Friday, August 30, 2024

Resting in the Immortal

 In last night's yoga class, our teacher re-introduced a posture that I am definitely not adept with. As she began to lay down on her mat to get into position, she mentioned that the posture is called the immortal one, and added that she did not know why. However, as soon as she laid on her side, and rested her head in the hand of her bent arm, I knew I was seeing the Reclining Buddha. I have not thought of this image of the resting Buddha in quite a while. I thought the statue I was seeing in my mind was probably Thai. An internet search this morning confirmed that, although statues appear in other countries as well. Some statues are quite elaborate, others profoundly simple. I am not going to try to include a photograph as I pirate too much as it is, but I do recommend wandering through the many images of the Reclining Buddha that are on the internet. 

This morning I learned that the statue portrays Buddha just before his physical death. He appears, of course, quite composed and relaxed. I confess I lack such composure when attempting this yoga position that includes laying on one side, resting the head in the palm of the hand, stretching out both legs, elevating one's top leg, and maybe gracefully reaching up and taking hold of one's big toe. I think I have returned to yoga much too late to master this move. However, such composure is worth pondering.
 
The Reclining Buddha also makes me think of Jesus sleeping in what was probably a pretty rickety first century Galillean fishing boat in the midst of a storm with panicking disciples hovering over him.

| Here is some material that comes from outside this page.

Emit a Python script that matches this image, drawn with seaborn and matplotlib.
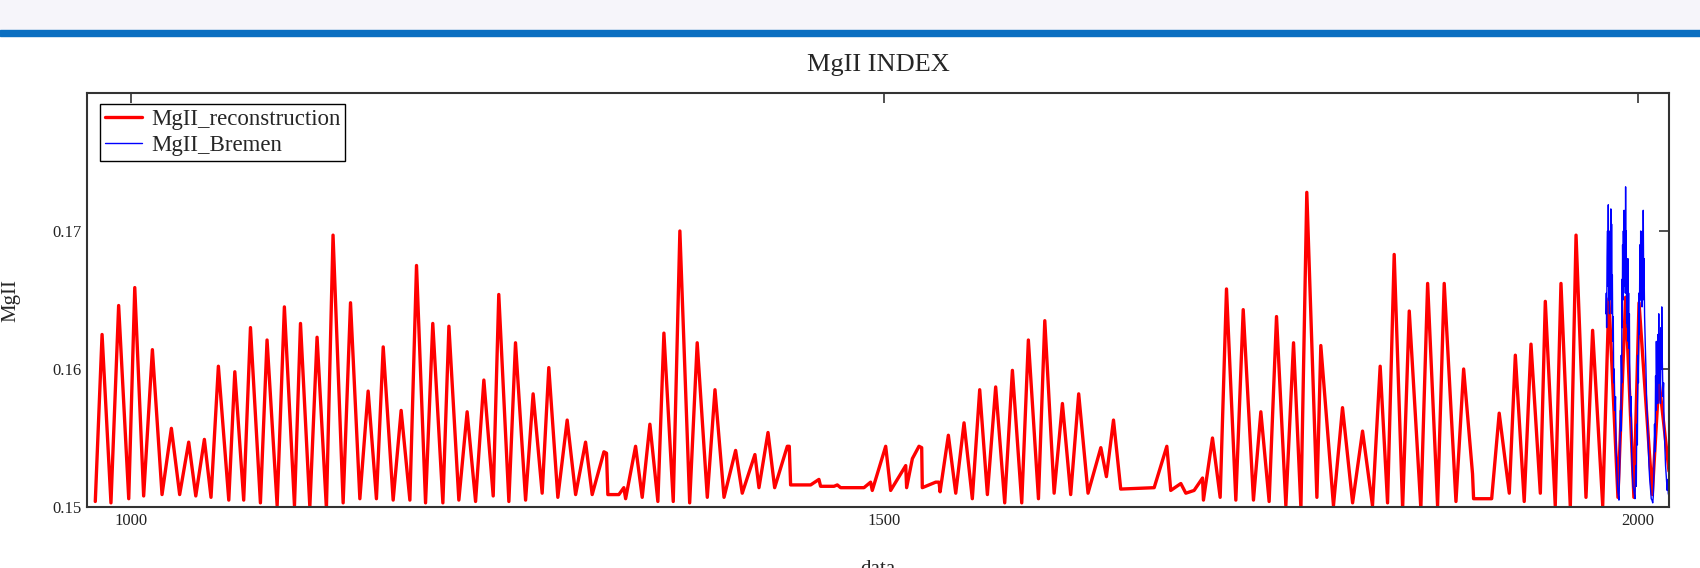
import matplotlib
matplotlib.use("Agg")
import matplotlib.pyplot as plt
import seaborn as sns
import pandas as pd
from matplotlib.patches import Rectangle

# reconstruction: cycle minima / maxima
recon_year = [976.3, 980.8, 986.7, 991.8, 998.5, 1002.5, 1008.4, 1014.2, 1020.6, 1026.8,
              1032.3, 1038.3, 1043.0, 1048.7, 1053.1, 1058.0, 1064.9, 1068.9, 1074.8, 1079.3,
              1085.9, 1090.3, 1097.0, 1101.8, 1108.5, 1112.5, 1118.7, 1123.5, 1129.7, 1134.1,
              1140.8, 1145.7, 1151.9, 1157.4, 1162.9, 1167.4, 1174.0, 1179.3, 1185.1, 1189.5,
              1195.5, 1200.3, 1207.0, 1211.0, 1217.6, 1223.1, 1228.7, 1234.2, 1240.4, 1244.1,
              1250.8, 1255.2, 1261.9, 1266.9, 1272.9, 1277.3, 1283.3, 1289.5, 1295.1, 1301.7,
              1306.1, 1313.9, 1315.6, 1316.5, 1323.8, 1327.1, 1328.3, 1334.9, 1339.3, 1344.4,
              1349.7, 1353.7, 1359.9, 1364.3, 1370.8, 1375.8, 1382.5, 1387.6, 1393.6, 1401.3,
              1405.7, 1414.1, 1416.8, 1422.8, 1427.2, 1435.6, 1436.9, 1437.8, 1451.1, 1456.6,
              1457.7, 1466.6, 1468.8, 1471.0, 1486.5, 1490.9, 1492.0, 1500.9, 1504.2, 1510.9,
              1514.2, 1514.8, 1518.6, 1523.0, 1524.8, 1525.2, 1534.1, 1536.3, 1537.0, 1542.5,
              1547.4, 1552.9, 1558.4, 1563.3, 1568.4, 1573.9, 1579.9, 1585.0, 1591.2, 1595.6,
              1602.3, 1606.5, 1612.7, 1618.2, 1623.7, 1629.0, 1635.2, 1643.7, 1647.4, 1652.1,
              1656.9, 1679.1, 1687.5, 1690.1, 1696.8, 1700.1, 1705.6, 1711.2, 1711.8, 1717.8,
              1722.9, 1727.1, 1733.3, 1738.2, 1745.0, 1749.9, 1755.4, 1760.3, 1766.5, 1771.6,
              1776.5, 1780.4, 1787.1, 1789.7, 1798.1, 1804.1, 1810.8, 1817.4, 1824.0, 1829.1,
              1834.0, 1838.4, 1844.0, 1848.4, 1856.1, 1860.6, 1867.2, 1871.6, 1879.4, 1884.5,
              1890.4, 1891.1, 1903.1, 1908.1, 1914.8, 1918.8, 1924.7, 1929.2, 1935.4, 1938.7,
              1945.3, 1949.1, 1955.3, 1959.1, 1965.7, 1970.1, 1976.8, 1980.9, 1986.9, 1992.0,
              1997.5, 2000.9, 2009.7, 2014.1, 2020.8]
recon_mgii = [0.1504, 0.1625, 0.1503, 0.1646, 0.1506, 0.1659, 0.1508, 0.1614, 0.1509, 0.1557,
              0.1509, 0.1547, 0.1508, 0.1549, 0.1507, 0.1602, 0.1505, 0.1598, 0.1505, 0.1630,
              0.1503, 0.1621, 0.1501, 0.1645, 0.1501, 0.1633, 0.1500, 0.1623, 0.1499, 0.1697,
              0.1503, 0.1648, 0.1506, 0.1584, 0.1506, 0.1616, 0.1505, 0.1570, 0.1505, 0.1675,
              0.1503, 0.1633, 0.1503, 0.1631, 0.1505, 0.1569, 0.1504, 0.1592, 0.1508, 0.1654,
              0.1504, 0.1619, 0.1505, 0.1582, 0.1510, 0.1601, 0.1507, 0.1563, 0.1509, 0.1547,
              0.1509, 0.1540, 0.1539, 0.1509, 0.1509, 0.1514, 0.1506, 0.1544, 0.1507, 0.1560,
              0.1504, 0.1626, 0.1504, 0.1700, 0.1503, 0.1619, 0.1507, 0.1585, 0.1507, 0.1541,
              0.1510, 0.1538, 0.1514, 0.1554, 0.1514, 0.1544, 0.1544, 0.1516, 0.1516, 0.1520,
              0.1515, 0.1515, 0.1516, 0.1514, 0.1514, 0.1518, 0.1512, 0.1544, 0.1512, 0.1524,
              0.1530, 0.1514, 0.1535, 0.1544, 0.1543, 0.1514, 0.1518, 0.1518, 0.1511, 0.1552,
              0.1510, 0.1561, 0.1506, 0.1585, 0.1509, 0.1587, 0.1503, 0.1599, 0.1503, 0.1621,
              0.1506, 0.1635, 0.1510, 0.1575, 0.1509, 0.1582, 0.1510, 0.1543, 0.1522, 0.1563,
              0.1513, 0.1514, 0.1544, 0.1512, 0.1517, 0.1510, 0.1512, 0.1521, 0.1505, 0.1550,
              0.1507, 0.1658, 0.1505, 0.1643, 0.1505, 0.1569, 0.1504, 0.1638, 0.1501, 0.1619,
              0.1499, 0.1728, 0.1507, 0.1617, 0.1501, 0.1572, 0.1503, 0.1555, 0.1501, 0.1602,
              0.1503, 0.1683, 0.1499, 0.1642, 0.1499, 0.1662, 0.1501, 0.1662, 0.1504, 0.1600,
              0.1524, 0.1506, 0.1506, 0.1568, 0.1510, 0.1610, 0.1504, 0.1618, 0.1510, 0.1649,
              0.1501, 0.1662, 0.1500, 0.1697, 0.1507, 0.1628, 0.1501, 0.1651, 0.1507, 0.1652,
              0.1507, 0.1648, 0.1509, 0.1592, 0.1526]

# Bremen composite (noisy)
bremen_year = [1978.9, 1979.2, 1979.4, 1979.7, 1980.0, 1980.2, 1980.5, 1980.8, 1981.0, 1981.3,
               1981.6, 1981.9, 1982.2, 1982.5, 1982.7, 1983.0, 1983.2, 1983.5, 1983.8, 1984.1,
               1984.4, 1984.9, 1985.3, 1985.7, 1986.1, 1986.5, 1987.0, 1987.6, 1988.0, 1988.2,
               1988.6, 1988.9, 1989.1, 1989.4, 1989.6, 1989.8, 1990.0, 1990.3, 1990.5, 1990.8,
               1991.0, 1991.3, 1991.5, 1991.8, 1992.0, 1992.2, 1992.4, 1992.7, 1993.0, 1993.2,
               1993.5, 1993.7, 1994.0, 1994.2, 1994.5, 1994.8, 1995.3, 1995.7, 1996.0, 1996.5,
               1996.9, 1997.5, 1998.2, 1998.5, 1998.8, 1999.1, 1999.4, 1999.8, 2000.2, 2000.5,
               2000.8, 2001.1, 2001.5, 2001.8, 2002.0, 2002.3, 2002.6, 2002.9, 2003.2, 2003.5,
               2003.7, 2004.0, 2004.2, 2004.6, 2005.0, 2005.5, 2006.0, 2006.4, 2007.0, 2007.5,
               2008.0, 2008.6, 2009.0, 2009.5, 2010.0, 2010.4, 2010.8, 2011.2, 2011.5, 2011.9,
               2012.2, 2012.4, 2012.7, 2013.0, 2013.3, 2013.5, 2013.8, 2014.0, 2014.2, 2014.4,
               2014.6, 2014.8, 2015.1, 2015.5, 2015.8, 2016.0, 2016.3, 2016.8, 2017.2, 2017.5,
               2018.0, 2018.5, 2019.0, 2019.6, 2020.0, 2020.3, 2020.7]
bremen_mgii = [0.1640, 0.1655, 0.1630, 0.1680, 0.1700, 0.1660, 0.1719, 0.1650, 0.1690, 0.1640,
               0.1700, 0.1662, 0.1716, 0.1650, 0.1705, 0.1640, 0.1668, 0.1620, 0.1638, 0.1590,
               0.1600, 0.1570, 0.1580, 0.1540, 0.1530, 0.1517, 0.1510, 0.1505, 0.1525, 0.1540,
               0.1570, 0.1555, 0.1610, 0.1590, 0.1665, 0.1630, 0.1690, 0.1650, 0.1700, 0.1660,
               0.1715, 0.1670, 0.1690, 0.1655, 0.1732, 0.1660, 0.1700, 0.1633, 0.1665, 0.1630,
               0.1680, 0.1620, 0.1655, 0.1615, 0.1640, 0.1590, 0.1566, 0.1580, 0.1540, 0.1525,
               0.1515, 0.1512, 0.1506, 0.1520, 0.1530, 0.1515, 0.1560, 0.1545, 0.1610, 0.1590,
               0.1655, 0.1625, 0.1690, 0.1650, 0.1700, 0.1655, 0.1690, 0.1645, 0.1700, 0.1650,
               0.1715, 0.1660, 0.1680, 0.1638, 0.1620, 0.1600, 0.1575, 0.1566, 0.1545, 0.1530,
               0.1520, 0.1512, 0.1506, 0.1505, 0.1503, 0.1508, 0.1525, 0.1560, 0.1540, 0.1595,
               0.1570, 0.1620, 0.1585, 0.1610, 0.1575, 0.1625, 0.1590, 0.1640, 0.1600, 0.1625,
               0.1590, 0.1610, 0.1575, 0.1630, 0.1600, 0.1645, 0.1610, 0.1580, 0.1590, 0.1560,
               0.1545, 0.1530, 0.1522, 0.1512, 0.1520, 0.1510, 0.1508]

x_ticks = [1000, 1500, 2000]
y_ticks = [0.15, 0.16, 0.17]
y_tick_labels = ["0.15", "0.16", "0.17"]

sns.set_style("white")
plt.rcParams['font.family'] = ['Liberation Serif', 'DejaVu Serif']

recon = pd.DataFrame({"data": recon_year, "MgII": recon_mgii})
bremen = pd.DataFrame({"data": bremen_year, "MgII": bremen_mgii})

fig = plt.figure(figsize=(17, 5.68), dpi=100)
ax = fig.add_axes([87 / 1700, 61 / 568, 1582 / 1700, 414 / 568])

# page header strip
fig.patches.append(Rectangle((0, 1 - 30 / 568), 1, 30 / 568, transform=fig.transFigure,
                             color="#f6f5fa", zorder=0))
fig.patches.append(Rectangle((0, 1 - 36 / 568), 1, 6 / 568, transform=fig.transFigure,
                             color="#0b6fc1", zorder=0))

sns.lineplot(data=recon, x="data", y="MgII", color="red", linewidth=2.4,
             estimator=None, sort=False, label="MgII_reconstruction", ax=ax)
sns.lineplot(data=bremen, x="data", y="MgII", color="blue", linewidth=1.0,
             estimator=None, sort=False, label="MgII_Bremen", ax=ax)

ax.set_xlim(970.8, 2020.8)
ax.set_ylim(0.15, 0.18)
ax.set_xticks(x_ticks)
ax.set_yticks(y_ticks)
ax.set_yticklabels(y_tick_labels)
ax.tick_params(direction="in", top=True, right=True, length=7, width=1.2,
               color="#333333", labelsize=12, labelcolor="#222222", pad=4)
for s in ax.spines.values():
    s.set_color("#333333")
    s.set_linewidth(1.5)

ax.set_title("MgII INDEX", fontsize=19, pad=16)
ax.set_ylabel("MgII", fontsize=15)
ax.set_xlabel("data", fontsize=15)
ax.yaxis.set_label_coords(-0.042, 0.5)
ax.xaxis.set_label_coords(0.5, -0.128)

leg = ax.legend(loc="upper left", bbox_to_anchor=(0.0082, 0.9734), borderaxespad=0,
                fontsize=16.5, frameon=True, fancybox=False, framealpha=1,
                edgecolor="black", handlelength=1.65, handletextpad=0.4,
                labelspacing=0.25, borderpad=0.2)
leg.get_frame().set_linewidth(1.0)
leg.get_lines()[0].set_linewidth(2.4)

fig.savefig("out.png", dpi=100)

I think of my own mind, so full of whirling concerns, memories, fantasies, and other bits of souvenirs that I have collected and stashed there during this lifetime. It is amazing that there is any room at all for Jesus and Buddha. However, they take up far less room than I do because they mainly reside in the vastness of the heart. Too often I forget to journey there.
 
 While I was walking back to the car last night after class, I realized that the daylight hours have grown shorter, and this morning does have a touch of coolness that reminds me of autumn. Also this morning I came across again the following quote that Diana Butler Bass recently included in her June 22nd post. I am grateful because her post also led me to a wonderful book entitled Awe, The New Science of Everyday Wonder and How It Can Change Your Life by UC Berkeley psychologist, Dacher Keltner.  The research is fascinating and encouraging. It seems we have been made for awe. It also seems that awe helps us clean up our psychic debris so we can once again gaze in wonder, delight, and gratitude. I think that maybe we really can return to the garden because in truth, we never really left it. We just forgot to look.        
 
Given all of life’s ambiguities and the reality of impermanence and suffering,
our existence is remarkable, wondrous.
It evokes awe and amazement.
We need to pay attention. Really pay attention.
Lest we become blind to the awe and wonder that fills our days.